◆ **Information supplied**
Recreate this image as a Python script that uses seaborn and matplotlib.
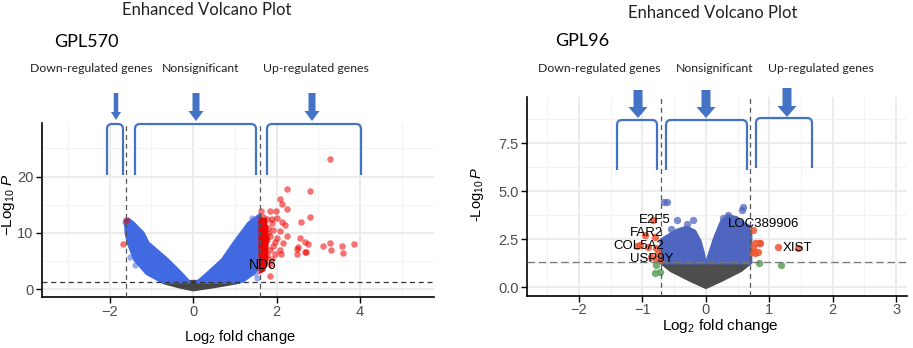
import numpy as np
import pandas as pd
import seaborn as sns
import matplotlib
matplotlib.use("Agg")
import matplotlib.pyplot as plt
from matplotlib.path import Path
from matplotlib.patches import PathPatch, FancyArrow
from matplotlib.ticker import FormatStrFormatter

sns.set_theme(style="white")
plt.rcParams["font.family"] = ["Liberation Sans", "DejaVu Sans"]
plt.rcParams["mathtext.fontset"] = "custom"
plt.rcParams["mathtext.rm"] = "Liberation Sans"
plt.rcParams["mathtext.it"] = "Liberation Sans:italic"

# ---------------- GPL570 data ----------------
gpl570_up_x = [3.27, 2.24, 2.79, 2.07, 2.12, 2.24, 1.99, 1.83, 1.63, 2.79, 2.58, 2.00, 2.12,
               1.89, 2.20, 1.72, 1.92, 2.08, 1.79, 2.24, 1.68, 2.00, 2.55, 2.68, 2.76, 3.28,
               3.12, 3.56, 3.86, 3.31, 3.58, 2.48, 2.68, 1.84, 2.08, 1.92, 2.16, 1.77, 1.89,
               2.50, 2.10, 1.83, 2.51, 2.71,
               1.63, 1.65, 1.62, 1.66, 1.63, 1.68, 1.62, 1.65, 1.70, 1.63, 1.66, 1.62, 1.70,
               1.64, 1.72, 1.75, 1.70, 1.74, 1.62, 1.78, 1.80, 1.76, 1.68, 1.85, 1.95, 1.90,
               1.95, 1.85]
gpl570_up_y = [23.1, 17.8, 17.4, 16.0, 15.1, 14.2, 13.9, 13.85, 13.8, 12.8, 12.0, 12.6, 12.0,
               11.7, 11.4, 11.1, 10.5, 10.4, 9.95, 9.5, 9.35, 9.05, 9.05, 8.3, 8.05, 8.2,
               7.6, 7.6, 8.0, 7.0, 6.4, 7.1, 6.7, 7.0, 7.0, 7.6, 8.2, 8.75, 12.4,
               6.3, 6.3, 2.4, 7.5, 6.6,
               12.0, 11.0, 10.5, 9.8, 9.0, 8.3, 7.8, 7.2, 6.8, 6.2, 5.6, 5.0, 4.6,
               4.2, 7.6, 9.0, 10.3, 5.5, 3.8, 6.0, 10.8, 12.5, 12.9, 9.4, 8.4, 5.4,
               6.2, 4.4]
gpl570_down_x = [-1.60, -1.68]
gpl570_down_y = [12.3, 8.05]
# dense red band just right of the cutoff
gpl570_band_x = [1.60, 1.74, 1.78, 1.76, 1.70, 1.60]
gpl570_band_y = [12.6, 12.4, 9.0, 5.0, 3.4, 3.0]
# envelope of the dense blue (p-significant) cloud
gpl570_left_arm_x = [-1.62, -1.60, -1.55, -1.39, -1.11, -0.79, -0.70,
                     -0.10, -0.13, -0.29, -0.61, -1.08, -1.20, -1.43, -1.55]
gpl570_left_arm_y = [12.2, 9.95, 8.2, 5.2, 2.84, 1.53, 1.30,
                     1.30, 1.53, 2.84, 5.2, 8.2, 9.95, 11.7, 12.4]
gpl570_right_arm_x = [0.10, 0.15, 0.35, 0.70, 0.98, 1.33, 1.50, 1.60,
                      1.60, 1.44, 1.20, 1.10]
gpl570_right_arm_y = [1.30, 1.53, 2.84, 5.2, 8.2, 11.7, 12.6, 13.2,
                      4.0, 2.84, 1.53, 1.30]
gpl570_ns_x = [-0.72, -0.35, 0.00, 0.50, 1.08]
gpl570_ns_y = [1.30, 0.55, 0.00, 0.55, 1.30]
gpl570_blue_x = [-1.62, -1.58, -1.30, -1.45, -1.51, -1.39, 1.41, 1.53, 1.53, 1.49]
gpl570_blue_y = [12.0, 11.2, 9.7, 10.2, 5.8, 4.3, 12.6, 12.3, 1.95, 2.84]
gpl570_labels = ["ND6"]
gpl570_label_x = [1.67]
gpl570_label_y = [4.3]

# ---------------- GPL96 data ----------------
gpl96_down_x = [-0.83, -0.96, -0.80, -1.04, -0.91, -0.78, -0.75, -0.72, -0.78, -1.08, -0.86]
gpl96_down_y = [3.50, 2.72, 2.63, 2.20, 2.12, 2.03, 1.77, 1.42, 1.50, 2.15, 1.60]
gpl96_up_x = [0.75, 0.77, 0.84, 0.86, 0.75, 0.77, 0.82, 0.73, 1.14, 1.45]
gpl96_up_y = [2.98, 2.29, 2.33, 2.29, 2.03, 1.77, 1.85, 1.85, 2.08, 2.03]
gpl96_fc_x = [-0.78, -0.80, -0.72, 0.84, 1.19]
gpl96_fc_y = [1.16, 0.73, 0.80, 1.25, 1.16]
gpl96_blue_x = [-0.66, -0.62, -0.46, -0.20, -0.44, -0.30, 0.59, 0.57, 0.27, 0.48, 0.35, -0.55]
gpl96_blue_y = [4.46, 4.42, 3.50, 3.50, 2.72, 3.30, 4.20, 4.00, 3.60, 3.33, 3.75, 3.05]
gpl96_left_arm_x = [-0.70, -0.70, -0.60, -0.45, -0.30, -0.18, -0.10, -0.05, -0.02]
gpl96_left_arm_y = [1.30, 2.45, 2.65, 2.95, 3.10, 2.90, 2.40, 1.80, 1.30]
gpl96_right_arm_x = [0.02, 0.08, 0.15, 0.25, 0.35, 0.48, 0.60, 0.70, 0.70]
gpl96_right_arm_y = [1.30, 1.90, 2.60, 3.40, 3.70, 3.60, 3.30, 3.10, 1.30]
gpl96_ns_x = [-0.70, -0.02, 0.00, 0.02, 0.70, 0.55, 0.25, 0.00, -0.25, -0.55]
gpl96_ns_y = [1.30, 1.30, 0.85, 1.30, 1.30, 0.90, 0.40, 0.02, 0.40, 0.90]
gpl96_labels = ["E2F5", "FAR2", "COL5A2", "USP9Y", "LOC389906", "XIST"]
gpl96_label_x = [-0.80, -0.94, -1.06, -0.86, 0.91, 1.44]
gpl96_label_y = [3.52, 2.84, 2.16, 1.49, 3.28, 2.06]

fc_cut_570 = 1.6
fc_cut_96 = 0.7
p_cut = 1.30

# ---------------- figure ----------------
W, H = 913, 348
fig = plt.figure(figsize=(W / 100, H / 100), dpi=100)
fig.patch.set_facecolor("white")
axL = fig.add_axes([42 / W, 1 - 297 / H, 392 / W, 174 / H])
axR = fig.add_axes([527 / W, 1 - 296 / H, 380 / W, 199 / H])


def style(ax, xlim, ylim, xmaj, xmin, ymaj, ymin, fs):
    ax.set_xlim(xlim)
    ax.set_ylim(ylim)
    ax.set_xticks(xmaj)
    ax.set_xticks(xmin, minor=True)
    ax.set_yticks(ymaj)
    ax.set_yticks(ymin, minor=True)
    ax.grid(which="major", color="#EBEBEB", lw=1.3)
    ax.grid(which="minor", color="#F3F3F3", lw=0.8)
    ax.set_axisbelow(True)
    for s in ["top", "right"]:
        ax.spines[s].set_visible(False)
    for s in ["left", "bottom"]:
        ax.spines[s].set_color("black")
        ax.spines[s].set_linewidth(1.2)
    ax.tick_params(which="major", direction="out", length=4, width=1, color="black",
                   labelcolor="#4D4D4D", labelsize=fs, left=True, bottom=True, pad=2)
    ax.tick_params(which="minor", length=0)
    ax.set_facecolor("white")


style(axL, (-3.62, 5.77), (-1.37, 29.5), [-2, 0, 2, 4], [-3, -1, 1, 3, 5],
      [0, 10, 20], [5, 15, 25], 10.5)
style(axR, (-2.82, 3.17), (-0.45, 9.9), [-2, -1, 0, 1, 2, 3],
      [-2.5, -1.5, -0.5, 0.5, 1.5, 2.5], [0, 2.5, 5, 7.5], [1.25, 3.75, 6.25, 8.75], 10.5)
axR.yaxis.set_major_formatter(FormatStrFormatter("%.1f"))
axR.tick_params(axis="x", pad=1)

# ---- GPL570 marks ----
blueL = "#4169E1"
axL.fill(gpl570_ns_x, gpl570_ns_y, color="#454545", lw=3, joinstyle="round", zorder=2)
axL.fill(gpl570_left_arm_x, gpl570_left_arm_y, color=blueL, lw=2.5, joinstyle="round", zorder=3)
axL.fill(gpl570_right_arm_x, gpl570_right_arm_y, color=blueL, lw=2.5, joinstyle="round", zorder=3)
sns.scatterplot(x=gpl570_blue_x, y=gpl570_blue_y, ax=axL, color=blueL, s=20, alpha=0.55,
                linewidth=0, legend=False, zorder=3)
axL.fill(gpl570_band_x, gpl570_band_y, color="#EE0000", alpha=0.9, lw=2, zorder=4)
sns.scatterplot(x=gpl570_up_x, y=gpl570_up_y, ax=axL, color="#EE0000", s=22, alpha=0.55,
                linewidth=0, legend=False, zorder=5)
sns.scatterplot(x=gpl570_down_x, y=gpl570_down_y, ax=axL, color="#EE0000", s=22, alpha=0.55,
                linewidth=0, legend=False, zorder=5)
for xv in (-fc_cut_570, fc_cut_570):
    axL.axvline(xv, color="#555555", lw=0.9, ls=(0, (4, 3)), zorder=6)
axL.axhline(p_cut, color="#333333", lw=0.9, ls=(0, (4, 3)), zorder=6)
for t, xv, yv in zip(gpl570_labels, gpl570_label_x, gpl570_label_y):
    axL.text(xv, yv, t, ha="center", va="center", fontsize=10, color="black", zorder=7)
axL.set_xlabel(r"$\mathrm{Log}_{2}$ fold change", fontsize=10.5, color="black", va="center")
axL.set_ylabel(r"$-\mathrm{Log}_{10}\ \mathit{P}$", fontsize=11, color="black",
               va="center", ha="center")
axL.xaxis.set_label_coords(0.504, -0.23)
axL.yaxis.set_label_coords(-0.086, 0.53)

# ---- GPL96 marks ----
blueR = "#4F66C0"
axR.fill(gpl96_ns_x, gpl96_ns_y, color="#4D4D4D", lw=3, joinstyle="round", zorder=2)
axR.fill(gpl96_left_arm_x, gpl96_left_arm_y, color=blueR, lw=3, joinstyle="round", zorder=3)
axR.fill(gpl96_right_arm_x, gpl96_right_arm_y, color=blueR, lw=3, joinstyle="round", zorder=3)
sns.scatterplot(x=gpl96_blue_x, y=gpl96_blue_y, ax=axR, color=blueR, s=28, alpha=0.75,
                linewidth=0, legend=False, zorder=3)
sns.scatterplot(x=gpl96_down_x, y=gpl96_down_y, ax=axR, color="#EE5530", s=28, alpha=0.85,
                linewidth=0, legend=False, zorder=4)
sns.scatterplot(x=gpl96_up_x, y=gpl96_up_y, ax=axR, color="#EE5530", s=28, alpha=0.85,
                linewidth=0, legend=False, zorder=4)
sns.scatterplot(x=gpl96_fc_x, y=gpl96_fc_y, ax=axR, color="#5BA05B", s=28, alpha=0.85,
                linewidth=0, legend=False, zorder=4)
for xv in (-fc_cut_96, fc_cut_96):
    axR.axvline(xv, color="#555555", lw=0.9, ls=(0, (4, 3)), zorder=6)
axR.axhline(p_cut, color="#777777", lw=0.9, ls=(0, (6, 3)), zorder=6)
for t, xv, yv in zip(gpl96_labels, gpl96_label_x, gpl96_label_y):
    axR.text(xv, yv, t, ha="center", va="center", fontsize=9.5, color="black", zorder=7)
axR.set_xlabel(r"$\mathrm{Log}_{2}$ fold change", fontsize=11, color="black", va="center")
axR.set_ylabel(r"-$\mathrm{Log}_{10}\,\mathit{P}$", fontsize=10.5, color="black",
               va="center", ha="center")
axR.xaxis.set_label_coords(0.509, -0.152)
axR.yaxis.set_label_coords(-0.13, 0.51)

# ---------------- annotation overlay (pixel space) ----------------
ov = fig.add_axes([0, 0, 1, 1], zorder=10)
ov.set_xlim(0, W)
ov.set_ylim(H, 0)
ov.axis("off")
ov.patch.set_alpha(0)

annot_font = ["Lato", "DejaVu Sans"]
ann_col = "#222222"
ov.text(207, 10, "Enhanced Volcano Plot", ha="center", va="center", fontsize=12,
        family=annot_font, color=ann_col)
ov.text(712.5, 13, "Enhanced Volcano Plot", ha="center", va="center", fontsize=12,
        family=annot_font, color=ann_col)
ov.text(86, 42, "GPL570", ha="center", va="center", fontsize=13, family=annot_font, color="black")
ov.text(582, 41, "GPL96", ha="center", va="center", fontsize=13, family=annot_font, color="black")
for cx, cy, t in [(91.5, 69, "Down-regulated genes"), (201, 69, "Nonsignificant"),
                  (316, 69, "Up-regulated genes"), (599, 68, "Down-regulated genes"),
                  (715, 68, "Nonsignificant"), (820.5, 68, "Up-regulated genes")]:
    ov.text(cx, cy, t, ha="center", va="center", fontsize=8.8, family=annot_font, color=ann_col)

arrow_col = "#4472C4"
for x, y0, y1, w, hw, hl in [(116, 93, 120, 4.5, 10, 8), (196, 93, 121, 7, 15, 10),
                             (312, 93, 121, 7, 15, 10), (638, 90, 118, 9, 19, 11),
                             (706, 90, 118, 9, 19, 11), (787, 88, 117, 9, 19, 11)]:
    ov.add_patch(FancyArrow(x, y0, 0, y1 - y0, width=w, head_width=hw, head_length=hl,
                            length_includes_head=True, color=arrow_col, lw=0))


def bracket(x0, x1, yt, yb, r=5):
    verts = [(x0, yb), (x0, yt + r), (x0, yt), (x0 + r, yt), (x1 - r, yt), (x1, yt),
             (x1, yt + r), (x1, yb)]
    codes = [Path.MOVETO, Path.LINETO, Path.CURVE3, Path.CURVE3, Path.LINETO,
             Path.CURVE3, Path.CURVE3, Path.LINETO]
    ov.add_patch(PathPatch(Path(verts, codes), fill=False, edgecolor=arrow_col, lw=1.6,
                           capstyle="butt"))


for b in [(107, 123, 124, 175), (135, 256, 124, 175), (267, 361, 124, 175),
          (617, 657, 120, 170), (666, 747, 120, 170), (756, 812, 118, 168)]:
    bracket(*b)

fig.savefig("out.png", dpi=100, facecolor="white")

◆ **Written instruction**
From the first line above down to the line with "from matplotlib.ticker import", reproduce every line and no others, omitting pictures.

◆ **Final result**
Recreate this image as a Python script that uses seaborn and matplotlib.
import numpy as np
import pandas as pd
import seaborn as sns
import matplotlib
matplotlib.use("Agg")
import matplotlib.pyplot as plt
from matplotlib.path import Path
from matplotlib.patches import PathPatch, FancyArrow
from matplotlib.ticker import FormatStrFormatter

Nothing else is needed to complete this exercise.